Saturday, October 2, 2010

The Novel That Started It All

Now that I have finished writing up the first draft of "Island of Devils", I am typing up my handwritten manuscripts so that I have an electronic copy of everything I have written. The experience has taught me that secretaries are seriously underpaid. So far, I've only typed up fourteen pages of the book that first revealed the world that Cassandra lives in, which culminated in the publishing of "Heart of Flesh." I would gladly pay someone who could type over 90 wpm to do the whole thing for me if I had the extra cash on hand, since, at tops, I can only do 35 wpm. Maybe I can get one of my friends to do it in exchange for me picking up the tab at dinner or giving them a gift card to TGI Friday's. I'll just have to ask around and see.

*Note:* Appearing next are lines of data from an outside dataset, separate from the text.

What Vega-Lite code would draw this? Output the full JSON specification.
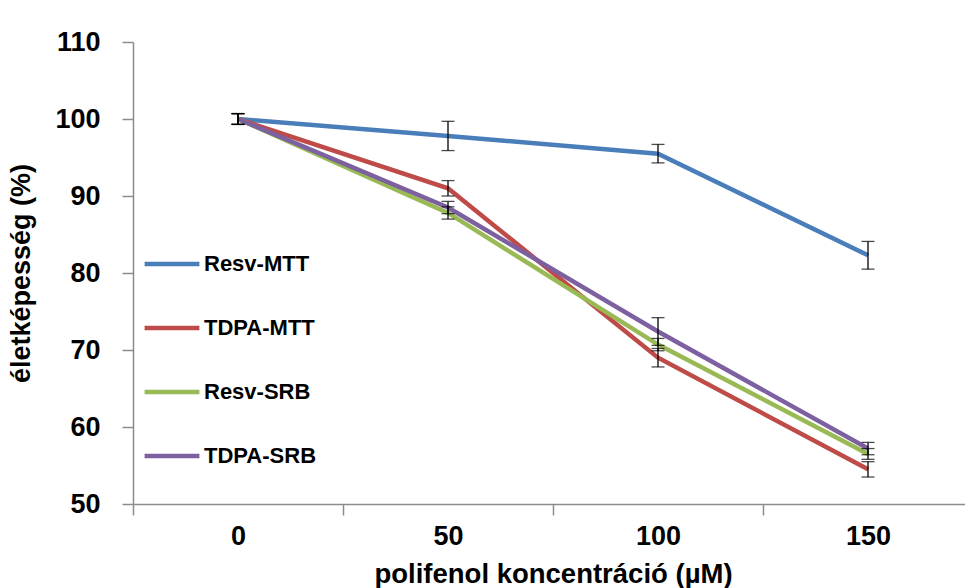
{
  "$schema": "https://vega.github.io/schema/vega-lite/v6.json",
  "autosize": "none",
  "width": 840,
  "height": 462,
  "padding": {"left": 133, "top": 42, "right": 0, "bottom": 84},
  "background": "white",
  "config": {
    "view": {"stroke": null},
    "font": "Liberation Sans",
    "axis": {"grid": false, "domainColor": "#8c8c8c", "tickColor": "#8c8c8c", "domainWidth": 1.5, "tickWidth": 1.5, "labelFontWeight": "bold", "titleFontWeight": "bold", "labelColor": "#000", "titleColor": "#000"}
  },
  "data": {
    "values": [
      {"conc": "0", "series": "Resv-MTT", "v": 100, "e": 0.7},
      {"conc": "50", "series": "Resv-MTT", "v": 97.8, "e": 1.9},
      {"conc": "100", "series": "Resv-MTT", "v": 95.5, "e": 1.2},
      {"conc": "150", "series": "Resv-MTT", "v": 82.3, "e": 1.8},
      {"conc": "0", "series": "TDPA-MTT", "v": 100, "e": 0.7},
      {"conc": "50", "series": "TDPA-MTT", "v": 91.0, "e": 1.0},
      {"conc": "100", "series": "TDPA-MTT", "v": 69.0, "e": 1.2},
      {"conc": "150", "series": "TDPA-MTT", "v": 54.5, "e": 1.0},
      {"conc": "0", "series": "Resv-SRB", "v": 100, "e": 0.7},
      {"conc": "50", "series": "Resv-SRB", "v": 87.8, "e": 0.8},
      {"conc": "100", "series": "Resv-SRB", "v": 70.7, "e": 0.8},
      {"conc": "150", "series": "Resv-SRB", "v": 56.5, "e": 0.7},
      {"conc": "0", "series": "TDPA-SRB", "v": 100, "e": 0.7},
      {"conc": "50", "series": "TDPA-SRB", "v": 88.5, "e": 0.8},
      {"conc": "100", "series": "TDPA-SRB", "v": 72.4, "e": 1.8},
      {"conc": "150", "series": "TDPA-SRB", "v": 57.2, "e": 0.8}
    ]
  },
  "encoding": {
    "x": {
      "field": "conc", "type": "ordinal", "sort": ["0", "50", "100", "150"],
      "scale": {"paddingInner": 0, "paddingOuter": 0},
      "axis": {"title": "polifenol koncentráció (µM)", "labelAngle": 0, "tickBand": "extent", "tickSize": 11, "labelPadding": 8, "labelFontSize": 27, "titleFontSize": 27.5, "titleY": 70, "titleBaseline": "middle"}
    }
  },
  "layer": [
    {
      "mark": {"type": "line", "strokeWidth": 4.5},
      "encoding": {
        "y": {
          "field": "v", "type": "quantitative", "title": "életképesség (%)",
          "scale": {"domain": [50, 110], "zero": false, "nice": false},
          "axis": {"values": [50, 60, 70, 80, 90, 100, 110], "tickSize": 11, "labelPadding": 22, "labelFontSize": 27, "titleFontSize": 27, "titleX": -112, "titleY": 231, "titleAlign": "center", "titleBaseline": "middle", "titleAngle": -90}
        },
        "color": {
          "field": "series", "type": "nominal",
          "sort": ["Resv-MTT", "TDPA-MTT", "Resv-SRB", "TDPA-SRB"],
          "scale": {"domain": ["Resv-MTT", "TDPA-MTT", "Resv-SRB", "TDPA-SRB"], "range": ["#4A7EBB", "#BE4B48", "#98B954", "#7D60A0"]},
          "legend": {"orient": "none", "legendX": 9, "legendY": 192, "title": null, "symbolType": "stroke", "symbolStrokeWidth": 4.5, "symbolSize": 3000, "labelFontSize": 22, "labelFontWeight": "bold", "labelColor": "#000", "labelOffset": 2, "rowPadding": 23}
        }
      }
    },
    {
      "mark": {"type": "errorbar", "ticks": {"size": 13, "color": "black", "thickness": 1.3}, "rule": {"color": "black", "strokeWidth": 1.3}},
      "encoding": {
        "y": {"field": "v", "type": "quantitative", "title": "életképesség (%)"},
        "yError": {"field": "e"},
        "detail": {"field": "series"}
      }
    }
  ]
}
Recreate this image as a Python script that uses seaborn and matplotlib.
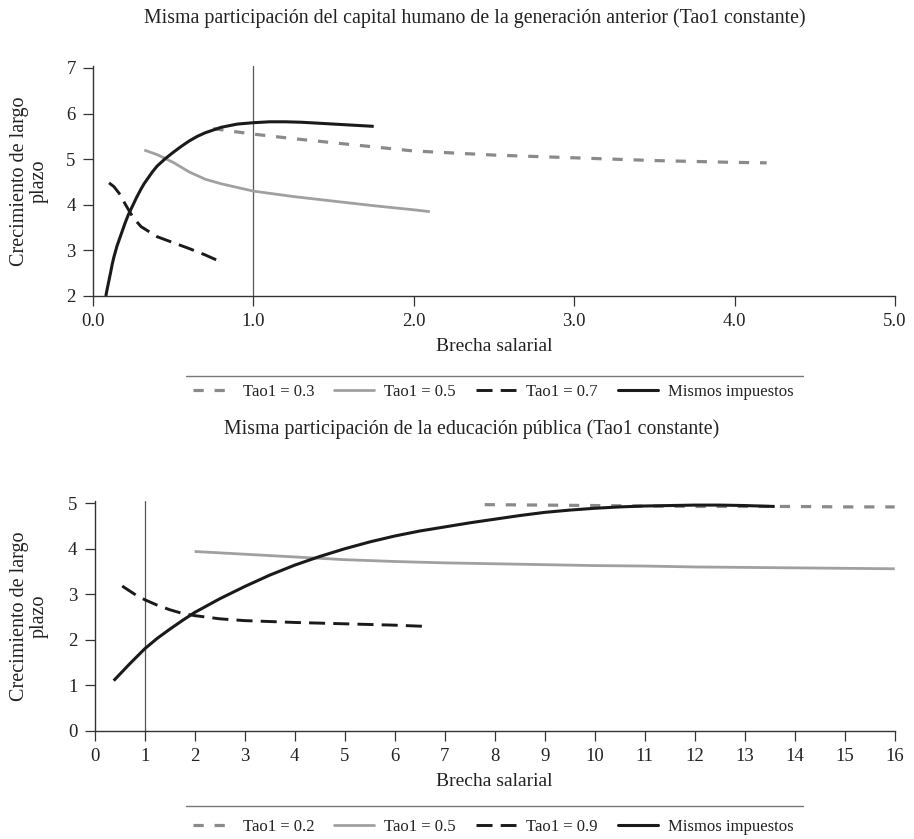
import matplotlib
matplotlib.use("Agg")
import matplotlib.pyplot as plt
import seaborn as sns
import pandas as pd
from matplotlib.lines import Line2D

# ---------------- data ----------------
top_title = "Misma participación del capital humano de la generación anterior (Tao1 constante)"
bot_title = "Misma participación de la educación pública (Tao1 constante)"
ylabel = "Crecimiento de largo\nplazo"
xlabel = "Brecha salarial"

top_xticks = [0, 1, 2, 3, 4, 5]
top_xticklabels = ["0.0", "1.0", "2.0", "3.0", "4.0", "5.0"]
top_yticks = [2, 3, 4, 5, 6, 7]
bot_xticks = list(range(0, 17))
bot_yticks = [0, 1, 2, 3, 4, 5]

top_labels = ["Tao1 = 0.3", "Tao1 = 0.5", "Tao1 = 0.7", "Mismos impuestos"]
bot_labels = ["Tao1 = 0.2", "Tao1 = 0.5", "Tao1 = 0.9", "Mismos impuestos"]

t03_x = [0.75, 0.85, 1.0, 1.25, 1.5, 1.75, 2.0, 2.5, 3.0, 3.5, 4.0, 4.2]
t03_y = [5.67, 5.62, 5.55, 5.45, 5.36, 5.27, 5.18, 5.09, 5.03, 4.97, 4.93, 4.92]
t05_x = [0.32, 0.4, 0.5, 0.6, 0.7, 0.8, 1.0, 1.25, 1.5, 1.75, 2.0, 2.1]
t05_y = [5.2, 5.1, 4.93, 4.72, 4.56, 4.46, 4.3, 4.18, 4.08, 3.98, 3.89, 3.85]
t07_x = [0.1, 0.13, 0.17, 0.2, 0.25, 0.3, 0.4, 0.5, 0.6, 0.7, 0.77]
t07_y = [4.48, 4.40, 4.22, 4.02, 3.72, 3.52, 3.3, 3.17, 3.04, 2.9, 2.79]
tmi_x = [0.08, 0.09, 0.1, 0.11, 0.12, 0.13, 0.15, 0.17, 0.2, 0.22, 0.25, 0.27,
         0.3, 0.32, 0.35, 0.37, 0.4, 0.45, 0.5, 0.55, 0.6, 0.65, 0.7, 0.75,
         0.8, 0.9, 1.0, 1.1, 1.2, 1.3, 1.5, 1.75]
tmi_y = [2.0, 2.18, 2.35, 2.52, 2.7, 2.85, 3.1, 3.3, 3.6, 3.78, 4.0, 4.15,
         4.35, 4.47, 4.62, 4.72, 4.85, 5.01, 5.15, 5.28, 5.4, 5.5, 5.58, 5.64,
         5.7, 5.77, 5.8, 5.82, 5.82, 5.81, 5.77, 5.72]

b02_x = [7.8, 9, 10, 11, 12, 13, 14, 15, 16]
b02_y = [4.97, 4.96, 4.95, 4.94, 4.93, 4.93, 4.93, 4.92, 4.92]
b05_x = [2, 3, 4, 5, 6, 7, 8, 9, 10, 11, 12, 13, 14, 15, 16]
b05_y = [3.94, 3.88, 3.82, 3.76, 3.72, 3.69, 3.67, 3.65, 3.63, 3.62, 3.6,
         3.59, 3.58, 3.57, 3.56]
b09_x = [0.55, 0.8, 1.0, 1.25, 1.5, 1.75, 2.0, 2.5, 3, 4, 5, 6, 6.7]
b09_y = [3.18, 3.0, 2.88, 2.76, 2.66, 2.58, 2.53, 2.46, 2.42, 2.38, 2.35,
         2.32, 2.29]
bmi_x = [0.38, 0.7, 1, 1.25, 1.5, 1.75, 2, 2.5, 3, 3.5, 4, 4.5, 5, 5.5, 6,
         6.5, 7, 7.5, 8, 8.5, 9, 9.5, 10, 10.5, 11, 11.5, 12, 12.5, 13, 13.6]
bmi_y = [1.1, 1.47, 1.8, 2.03, 2.23, 2.42, 2.6, 2.9, 3.17, 3.42, 3.64, 3.83,
         4.0, 4.15, 4.28, 4.39, 4.48, 4.57, 4.65, 4.73, 4.8, 4.85, 4.89, 4.92,
         4.94, 4.95, 4.96, 4.96, 4.95, 4.93]

# ---------------- style ----------------
sns.set_theme(style="ticks")
plt.rcParams["font.family"] = ["Liberation Serif", "DejaVu Serif"]
plt.rcParams["text.color"] = "#222222"
plt.rcParams["axes.labelcolor"] = "#222222"

GRAY_D = "#8a8a8a"
GRAY_S = "#a0a0a0"
BLACK = "#1a1a1a"
styles = [
    dict(color=GRAY_D, lw=2.3, dashes=(3.2, 3.4)),
    dict(color=GRAY_S, lw=2.0, dashes=()),
    dict(color=BLACK, lw=2.1, dashes=(5.5, 2.8)),
    dict(color=BLACK, lw=2.2, dashes=()),
]

fig = plt.figure(figsize=(9.14, 8.39), dpi=100)
W, H = 914, 839


def axes_px(left, right, top, bottom):
    return fig.add_axes([left / W, 1 - bottom / H, (right - left) / W, (bottom - top) / H])


ax1 = axes_px(93, 895, 65.7, 296)
ax2 = axes_px(94.7, 894.7, 501, 730.7)


def draw(ax, series):
    for (xs, ys), st in zip(series, styles):
        df = pd.DataFrame({"x": xs, "y": ys})
        sns.lineplot(data=df, x="x", y="y", ax=ax, color=st["color"], lw=st["lw"],
                     sort=False, estimator=None, legend=False)
        line = ax.lines[-1]
        if st["dashes"]:
            line.set_dashes(st["dashes"])
        line.set_solid_capstyle("butt")
        line.set_dash_capstyle("butt")
        line.set_solid_joinstyle("round")


draw(ax1, [(t03_x, t03_y), (t05_x, t05_y), (t07_x, t07_y), (tmi_x, tmi_y)])
draw(ax2, [(b02_x, b02_y), (b05_x, b05_y), (b09_x, b09_y), (bmi_x, bmi_y)])

ax1.axvline(1.0, color="#555555", lw=0.9, zorder=1)
ax2.axvline(1.0, color="#555555", lw=0.9, zorder=1)

ax1.set_xlim(0, 5)
ax1.set_ylim(2, 7.05)
ax1.set_xticks(top_xticks)
ax1.set_xticklabels(top_xticklabels)
ax1.set_yticks(top_yticks)

ax2.set_xlim(0, 16)
ax2.set_ylim(0, 5.05)
ax2.set_xticks(bot_xticks)
ax2.set_yticks(bot_yticks)

for ax, lx in ((ax1, (49 - 93) / 802), (ax2, (49 - 94.7) / 800)):
    sns.despine(ax=ax)
    for s in ("left", "bottom"):
        ax.spines[s].set_color("#333333")
        ax.spines[s].set_linewidth(1.0)
    ax.tick_params(axis="both", direction="out", length=7, width=0.9,
                   color="#333333", labelsize=13.5, labelcolor="#222222", pad=5.5)
    ax.set_xlabel(xlabel, fontsize=14, labelpad=5.5)
    ax.set_ylabel(ylabel, fontsize=14.5, linespacing=1.05)
    ax.yaxis.set_label_coords(lx, 0.5)

fig.text(475 / W, 1 - 18 / H, top_title, ha="center", va="center", fontsize=14.3)
fig.text(472 / W, 1 - 429 / H, bot_title, ha="center", va="center", fontsize=14.3)

# separators
for yy in (376, 806):
    fig.add_artist(Line2D([186 / W, 803 / W], [1 - yy / H, 1 - yy / H],
                          color="#777777", lw=1.0, transform=fig.transFigure))


def make_legend(labels, ycenter):
    handles = []
    for st in styles:
        h = Line2D([], [], color=st["color"], lw=st["lw"])
        if st["dashes"]:
            h.set_dashes(st["dashes"])
        handles.append(h)
    fig.legend(handles, labels, loc="center", bbox_to_anchor=(493 / W, 1 - ycenter / H),
               ncol=4, frameon=False, fontsize=12, handlelength=2.4,
               handletextpad=0.6, columnspacing=1.2)


make_legend(top_labels, 392)
make_legend(bot_labels, 827)

fig.savefig("out.png", dpi=100)
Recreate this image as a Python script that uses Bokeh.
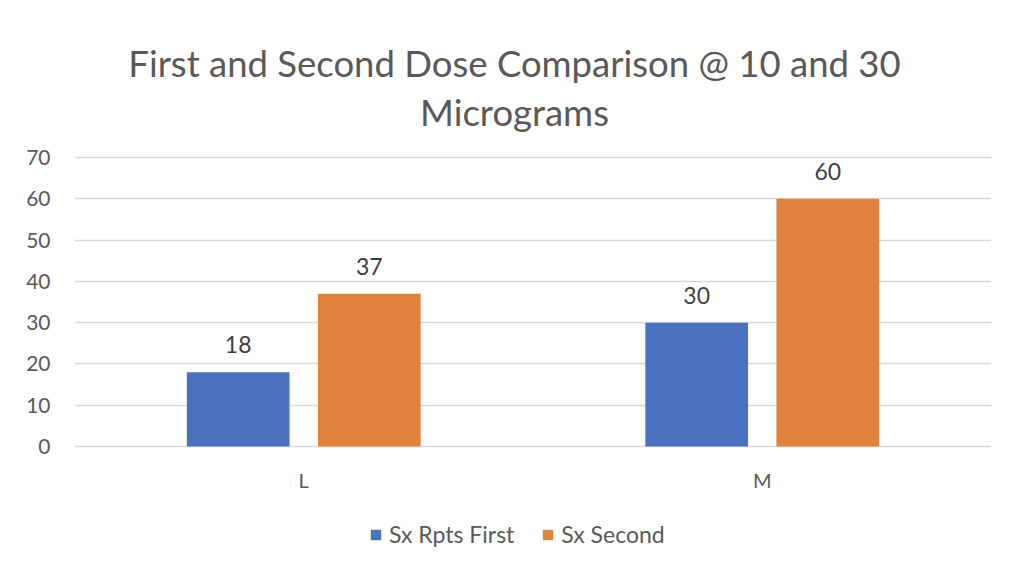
from bokeh.plotting import figure
from bokeh.models import (Range1d, ColumnDataSource, LabelSet, Label,
                          Legend, LegendItem)
from bokeh.transform import dodge
from bokeh.core.properties import value
from bokeh.embed import file_html
from bokeh.resources import INLINE

categories = ["L", "M"]
first_dose = [18, 30]
second_dose = [37, 60]
series_names = ["Sx Rpts First", "Sx Second"]
title_lines = ["First and Second Dose Comparison @ 10 and 30", "Micrograms"]
y_ticks = [0, 10, 20, 30, 40, 50, 60, 70]

FONT = "Lato"
GREY = "#595959"
BLUE = "#4A72C0"
ORANGE = "#E0833F"

# layout (pixels)
W, H = 1024, 576
FRAME_L, FRAME_R = 74, 991
ZERO_Y, TOP_Y = 446, 157          # pixel rows of value 0 and value 70
ppu = (ZERO_Y - TOP_Y) / y_ticks[-1]
y_lo = -(H - ZERO_Y) / ppu
y_hi = ZERO_Y / ppu

cat_pos = [i + 0.5 for i in range(len(categories))]

p = figure(width=W, height=H, x_range=Range1d(0, len(categories)),
           y_range=Range1d(y_lo, y_hi), output_backend="svg", toolbar_location=None,
           x_axis_location=None,
           min_border_left=FRAME_L, min_border_right=W - FRAME_R,
           min_border_top=0, min_border_bottom=0)
p.outline_line_color = None
p.background_fill_color = "white"
p.border_fill_color = "white"
p.styles = {"outline": "1px solid #D9D9D9", "outline-offset": "-4px"}

src = ColumnDataSource(dict(xc=cat_pos, cat=categories, base=[0] * len(categories),
                            first=first_dose, second=second_dose,
                            first_t=[str(v) for v in first_dose],
                            second_t=[str(v) for v in second_dose]))

r1 = p.vbar(x=dodge("xc", -0.143), top="first", width=0.224,
            source=src, fill_color=BLUE, line_color=None)
r2 = p.vbar(x=dodge("xc", 0.143), top="second", width=0.224,
            source=src, fill_color=ORANGE, line_color=None)

for col, off in (("first", -0.143), ("second", 0.143)):
    p.add_layout(LabelSet(x=dodge("xc", off), y=col, text=col + "_t",
                          source=src, text_align="center", text_baseline="alphabetic",
                          y_offset=19, text_font=value(FONT), text_font_size="23px",
                          text_color="#404040"))

# category labels under the baseline
p.add_layout(LabelSet(x="xc", y="base", text="cat", source=src,
                      text_align="center", text_baseline="alphabetic", y_offset=-41,
                      text_font=value(FONT), text_font_size="20px", text_color=GREY))

# y axis
p.yaxis.ticker = y_ticks
p.yaxis.axis_line_color = None
p.yaxis.major_tick_line_color = None
p.yaxis.minor_tick_line_color = None
p.yaxis.major_label_standoff = 18
p.yaxis.major_label_text_font = FONT
p.yaxis.major_label_text_font_size = "21px"
p.yaxis.major_label_text_color = GREY

p.xgrid.grid_line_color = None
p.ygrid.grid_line_color = "#D9D9D9"
p.ygrid.grid_line_width = 1.3

# title, two centred lines
title_cx = (514 - FRAME_L) / (FRAME_R - FRAME_L) * len(categories)
for line, row in zip(title_lines, (62, 111)):
    p.add_layout(Label(x=title_cx, y=(ZERO_Y - row) / ppu, text=line,
                       text_align="center", text_baseline="alphabetic",
                       text_font=FONT, text_font_size="36.5px", text_color=GREY))

legend = Legend(items=[LegendItem(label=series_names[0], renderers=[r1]),
                       LegendItem(label=series_names[1], renderers=[r2])],
                orientation="horizontal", location=(369 - FRAME_L, 576 - 548),
                glyph_width=13, glyph_height=13, label_standoff=7, spacing=27,
                label_text_font=FONT, label_text_font_size="23px",
                label_text_color=GREY, label_height=24,
                padding=0, margin=0, border_line_color=None, background_fill_alpha=0)
p.add_layout(legend, "center")

open("out.html", "w").write(file_html(p, INLINE))
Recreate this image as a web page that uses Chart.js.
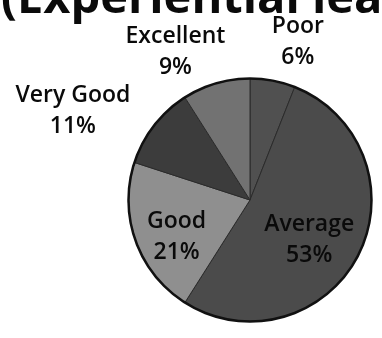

Typing up my first sci-fi/fantasy novel brought back a lot of memories. I first started it when I was thirteen, and it was a serial in a newsletter my mom was trying to start with my brother and my friend Chris. The newsletter never really took off, but "Air Wars" (which was the first name of my series) soared. While heavily influenced by "Star Wars", it was really tongue-in-cheek and humorous, featuring people who were half an inch tall battling it out in paper airplanes, toy cars, and with superheated pins called "heatsabers." It grew into a book that had over 170 chapters and, near the end, inadvertently turned into a Christian work. I had no intention of writing Christian fantasy at first, but I read the final chapters over and liked the deeper meaning of the spiritual motifs and metaphors and added those in my later writing. I know that "Lord of the Rings" similarly did not start off as a Christian work, but was later "commandeered" by Tolkien's faith and he went back and deliberately weaved Christian symbolism into the book. I want to make it clear that I am a far cry from J.R.R. Tolkien. He was a genius who, through over fifteen years of hard work and careful revising, created one of the best literary works of all time, not to mention a linguistic mastermind. That being said, I think it's cool that Jesus decided to take over my work like he did with "Lord of the Rings" and to show me that writing to worship and honor Him would truly unleash the talent He blessed me with. It also helped that he gave me an amazing mother without whom Yangvaad and the other nations of my world would not exist.

Cassandra herself did not appear in "Air Wars." In fact, she was not supposed to be a main character in my Christian fantasy series at all. She was created simply to be the master of a young knight named Zarrah, who was far more integral to the series. I only wrote "Heart of Flesh" out of curiousity to see what Cassandra was like as a child, but she wound up becoming the main heroine of the entire series (which is no longer called "Air Wars", by the way). Although I am still taken aback at how much she changed the series, I am very happy with the direction it is going in now, and, once "Daughter of the Seven Seas" is published this month, I will focus on revising the novel which explains the origins of the greatest heroine of my world.